What is required: Return all the data below as it stands, minus the pictures.

Information shown:
>> BEGIN

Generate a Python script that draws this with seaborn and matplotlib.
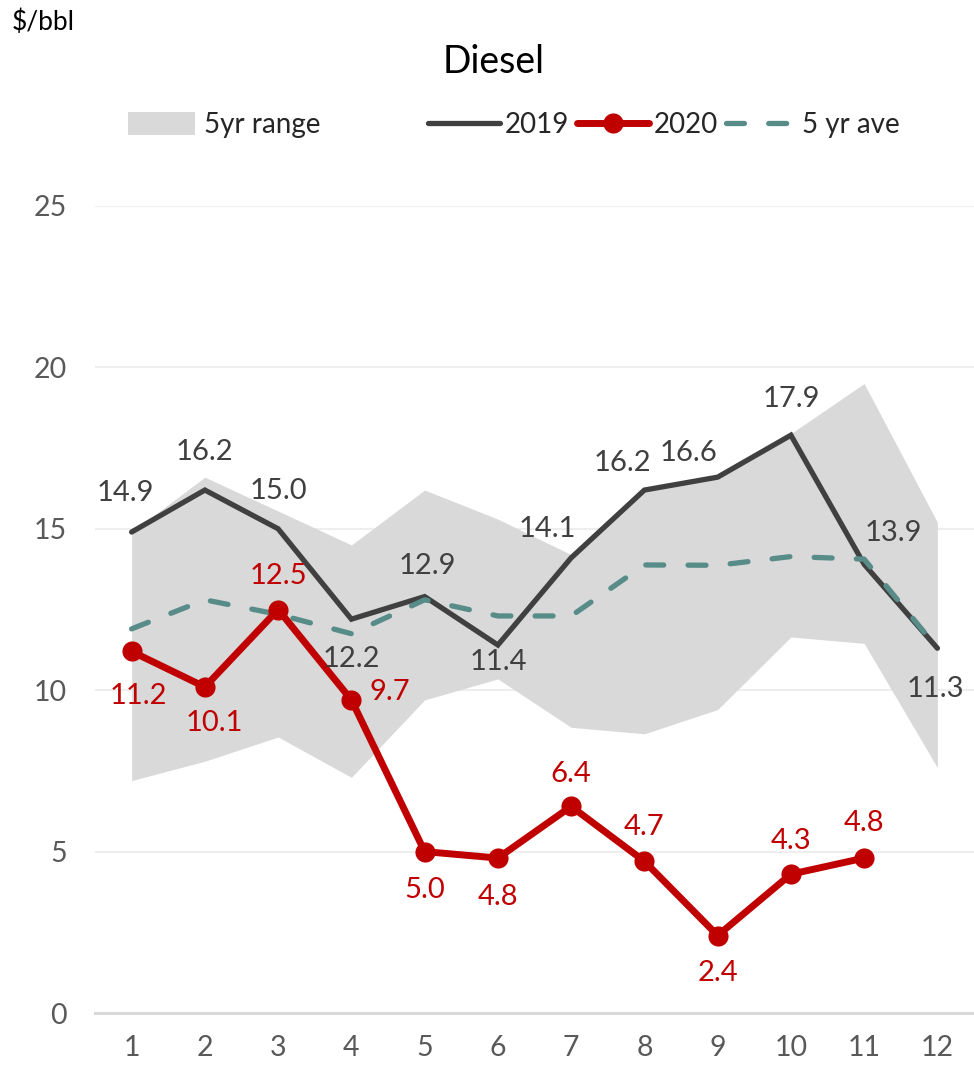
# Diesel crack spread chart: 2019 vs 2020 against the 5 year range / average
import numpy as np
import pandas as pd
import matplotlib
matplotlib.use("Agg")
import matplotlib.pyplot as plt
from matplotlib.lines import Line2D
from matplotlib.patches import Patch
import seaborn as sns

# Data
months = [1, 2, 3, 4, 5, 6, 7, 8, 9, 10, 11, 12]
diesel_2019 = [14.9, 16.2, 15.0, 12.2, 12.9, 11.4, 14.1, 16.2, 16.6, 17.9, 13.9, 11.3]
diesel_2020 = [11.2, 10.1, 12.5, 9.7, 5.0, 4.8, 6.4, 4.7, 2.4, 4.3, 4.8]
ave_5yr = [11.9, 12.8, 12.35, 11.75, 12.8, 12.3, 12.3, 13.88, 13.87, 14.14, 14.06, 11.3]
range_low = [7.2, 7.8, 8.55, 7.3, 9.7, 10.35, 8.85, 8.65, 9.4, 11.65, 11.45, 7.6]
range_high = [14.9, 16.6, 15.55, 14.5, 16.2, 15.3, 14.2, 16.2, 16.6, 17.95, 19.5, 15.2]
y_ticks = [0, 5, 10, 15, 20, 25]

# styling
col_2019 = "#404040"
col_2020 = "#C00000"
col_ave = "#588C88"
col_band = "#D9D9D9"
col_tick = "#595959"

sns.set_style("white")
plt.rcParams["font.family"] = ["Lato", "DejaVu Sans"]

fig = plt.figure(figsize=(9.74, 10.70), dpi=100)
ax = fig.add_axes([95 / 974, 57 / 1070, 0.9025, 807 / 1070])

# 5yr range band
ax.fill_between(months, range_low, range_high, color=col_band, linewidth=0, zorder=1)

df19 = pd.DataFrame({"month": months, "value": diesel_2019})
df20 = pd.DataFrame({"month": months[:len(diesel_2020)], "value": diesel_2020})
dfave = pd.DataFrame({"month": months, "value": ave_5yr})

sns.lineplot(data=df19, x="month", y="value", ax=ax, color=col_2019, linewidth=3.8,
             solid_joinstyle="miter", zorder=3)
sns.lineplot(data=dfave, x="month", y="value", ax=ax, color=col_ave, linewidth=3.8,
             linestyle=(0, (3.4, 4.6)), dash_capstyle="round", zorder=4)
sns.lineplot(data=df20, x="month", y="value", ax=ax, color=col_2020, linewidth=5.0,
             marker="o", markersize=14.5, markeredgewidth=0, zorder=5)

# data labels (offsets in pixels from the point)
off_2019 = [(-6, 39), (0, 38), (0, 38), (0, -40), (3, 31), (0, -17),
            (-24, 29), (-22, 27), (-29, 24), (0, 36), (29, 31), (-2, -41)]
off_2020 = [(7, -45), (9, -36), (0, 34), (38, 8), (0, -38), (0, -39),
            (0, 32), (0, 34), (0, -37), (0, 33), (0, 35)]

for m, v, (dx, dy) in zip(months, diesel_2019, off_2019):
    ax.annotate(f"{v:.1f}", (m, v), xytext=(dx, dy), textcoords="offset pixels",
                ha="center", va="center", fontsize=21, color=col_2019, zorder=6)
for m, v, (dx, dy) in zip(months, diesel_2020, off_2020):
    ax.annotate(f"{v:.1f}", (m, v), xytext=(dx, dy), textcoords="offset pixels",
                ha="center", va="center", fontsize=21, color=col_2020, zorder=6)

# axes
ax.set_xlim(0.5, 12.5)
ax.set_ylim(0, 25)
ax.set_xticks(months)
ax.set_yticks(y_ticks)
ax.set_xlabel("")
ax.set_ylabel("")
ax.yaxis.grid(True, color="#EEEEEE", linewidth=1.5, zorder=0)
ax.set_axisbelow(True)
for s in ["top", "right", "left"]:
    ax.spines[s].set_visible(False)
ax.spines["bottom"].set_color("#D9D9D9")
ax.spines["bottom"].set_linewidth(2.2)
ax.tick_params(axis="y", length=0, pad=20, labelsize=20.5, labelcolor=col_tick)
ax.tick_params(axis="x", length=0, pad=16, labelsize=20.5, labelcolor=col_tick)

# titles
fig.text(494 / 974, 1 - 62 / 1070, "Diesel", ha="center", va="center", fontsize=27, color="black")
fig.text(12 / 974, 1 - 22 / 1070, "$/bbl", ha="left", va="center", fontsize=19, color="black")

# legends
h_range = [Patch(facecolor=col_band, edgecolor="none")]
leg1 = fig.legend(h_range, ["5yr range"], loc="center left",
                  bbox_to_anchor=(128 / 974, 1 - 125 / 1070), frameon=False,
                  fontsize=20, handlelength=2.4, handleheight=0.9, handletextpad=0.35,
                  borderpad=0, borderaxespad=0)
h_lines = [Line2D([], [], color=col_2019, linewidth=3.8),
           Line2D([], [], color=col_2020, linewidth=5.0, marker="o", markersize=14.5,
                  markeredgewidth=0),
           Line2D([], [], color=col_ave, linewidth=3.8, linestyle=(0, (3.4, 4.6)),
                  dash_capstyle="round")]
leg2 = fig.legend(h_lines, ["2019", "2020", "5 yr ave"], loc="center left",
                  bbox_to_anchor=(428 / 974, 1 - 125 / 1070), frameon=False,
                  fontsize=20, ncol=3, handlelength=2.6, handletextpad=0.15,
                  columnspacing=0.3, borderpad=0, borderaxespad=0)

fig.savefig("out.png", dpi=100)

>> END

Final result:
Generate a Python script that draws this with seaborn and matplotlib.
# Diesel crack spread chart: 2019 vs 2020 against the 5 year range / average
import numpy as np
import pandas as pd
import matplotlib
matplotlib.use("Agg")
import matplotlib.pyplot as plt
from matplotlib.lines import Line2D
from matplotlib.patches import Patch
import seaborn as sns

# Data
months = [1, 2, 3, 4, 5, 6, 7, 8, 9, 10, 11, 12]
diesel_2019 = [14.9, 16.2, 15.0, 12.2, 12.9, 11.4, 14.1, 16.2, 16.6, 17.9, 13.9, 11.3]
diesel_2020 = [11.2, 10.1, 12.5, 9.7, 5.0, 4.8, 6.4, 4.7, 2.4, 4.3, 4.8]
ave_5yr = [11.9, 12.8, 12.35, 11.75, 12.8, 12.3, 12.3, 13.88, 13.87, 14.14, 14.06, 11.3]
range_low = [7.2, 7.8, 8.55, 7.3, 9.7, 10.35, 8.85, 8.65, 9.4, 11.65, 11.45, 7.6]
range_high = [14.9, 16.6, 15.55, 14.5, 16.2, 15.3, 14.2, 16.2, 16.6, 17.95, 19.5, 15.2]
y_ticks = [0, 5, 10, 15, 20, 25]

# styling
col_2019 = "#404040"
col_2020 = "#C00000"
col_ave = "#588C88"
col_band = "#D9D9D9"
col_tick = "#595959"

sns.set_style("white")
plt.rcParams["font.family"] = ["Lato", "DejaVu Sans"]

fig = plt.figure(figsize=(9.74, 10.70), dpi=100)
ax = fig.add_axes([95 / 974, 57 / 1070, 0.9025, 807 / 1070])

# 5yr range band
ax.fill_between(months, range_low, range_high, color=col_band, linewidth=0, zorder=1)

df19 = pd.DataFrame({"month": months, "value": diesel_2019})
df20 = pd.DataFrame({"month": months[:len(diesel_2020)], "value": diesel_2020})
dfave = pd.DataFrame({"month": months, "value": ave_5yr})

sns.lineplot(data=df19, x="month", y="value", ax=ax, color=col_2019, linewidth=3.8,
             solid_joinstyle="miter", zorder=3)
sns.lineplot(data=dfave, x="month", y="value", ax=ax, color=col_ave, linewidth=3.8,
             linestyle=(0, (3.4, 4.6)), dash_capstyle="round", zorder=4)
sns.lineplot(data=df20, x="month", y="value", ax=ax, color=col_2020, linewidth=5.0,
             marker="o", markersize=14.5, markeredgewidth=0, zorder=5)

# data labels (offsets in pixels from the point)
off_2019 = [(-6, 39), (0, 38), (0, 38), (0, -40), (3, 31), (0, -17),
            (-24, 29), (-22, 27), (-29, 24), (0, 36), (29, 31), (-2, -41)]
off_2020 = [(7, -45), (9, -36), (0, 34), (38, 8), (0, -38), (0, -39),
            (0, 32), (0, 34), (0, -37), (0, 33), (0, 35)]

for m, v, (dx, dy) in zip(months, diesel_2019, off_2019):
    ax.annotate(f"{v:.1f}", (m, v), xytext=(dx, dy), textcoords="offset pixels",
                ha="center", va="center", fontsize=21, color=col_2019, zorder=6)
for m, v, (dx, dy) in zip(months, diesel_2020, off_2020):
    ax.annotate(f"{v:.1f}", (m, v), xytext=(dx, dy), textcoords="offset pixels",
                ha="center", va="center", fontsize=21, color=col_2020, zorder=6)

# axes
ax.set_xlim(0.5, 12.5)
ax.set_ylim(0, 25)
ax.set_xticks(months)
ax.set_yticks(y_ticks)
ax.set_xlabel("")
ax.set_ylabel("")
ax.yaxis.grid(True, color="#EEEEEE", linewidth=1.5, zorder=0)
ax.set_axisbelow(True)
for s in ["top", "right", "left"]:
    ax.spines[s].set_visible(False)
ax.spines["bottom"].set_color("#D9D9D9")
ax.spines["bottom"].set_linewidth(2.2)
ax.tick_params(axis="y", length=0, pad=20, labelsize=20.5, labelcolor=col_tick)
ax.tick_params(axis="x", length=0, pad=16, labelsize=20.5, labelcolor=col_tick)

# titles
fig.text(494 / 974, 1 - 62 / 1070, "Diesel", ha="center", va="center", fontsize=27, color="black")
fig.text(12 / 974, 1 - 22 / 1070, "$/bbl", ha="left", va="center", fontsize=19, color="black")

# legends
h_range = [Patch(facecolor=col_band, edgecolor="none")]
leg1 = fig.legend(h_range, ["5yr range"], loc="center left",
                  bbox_to_anchor=(128 / 974, 1 - 125 / 1070), frameon=False,
                  fontsize=20, handlelength=2.4, handleheight=0.9, handletextpad=0.35,
                  borderpad=0, borderaxespad=0)
h_lines = [Line2D([], [], color=col_2019, linewidth=3.8),
           Line2D([], [], color=col_2020, linewidth=5.0, marker="o", markersize=14.5,
                  markeredgewidth=0),
           Line2D([], [], color=col_ave, linewidth=3.8, linestyle=(0, (3.4, 4.6)),
                  dash_capstyle="round")]
leg2 = fig.legend(h_lines, ["2019", "2020", "5 yr ave"], loc="center left",
                  bbox_to_anchor=(428 / 974, 1 - 125 / 1070), frameon=False,
                  fontsize=20, ncol=3, handlelength=2.6, handletextpad=0.15,
                  columnspacing=0.3, borderpad=0, borderaxespad=0)

fig.savefig("out.png", dpi=100)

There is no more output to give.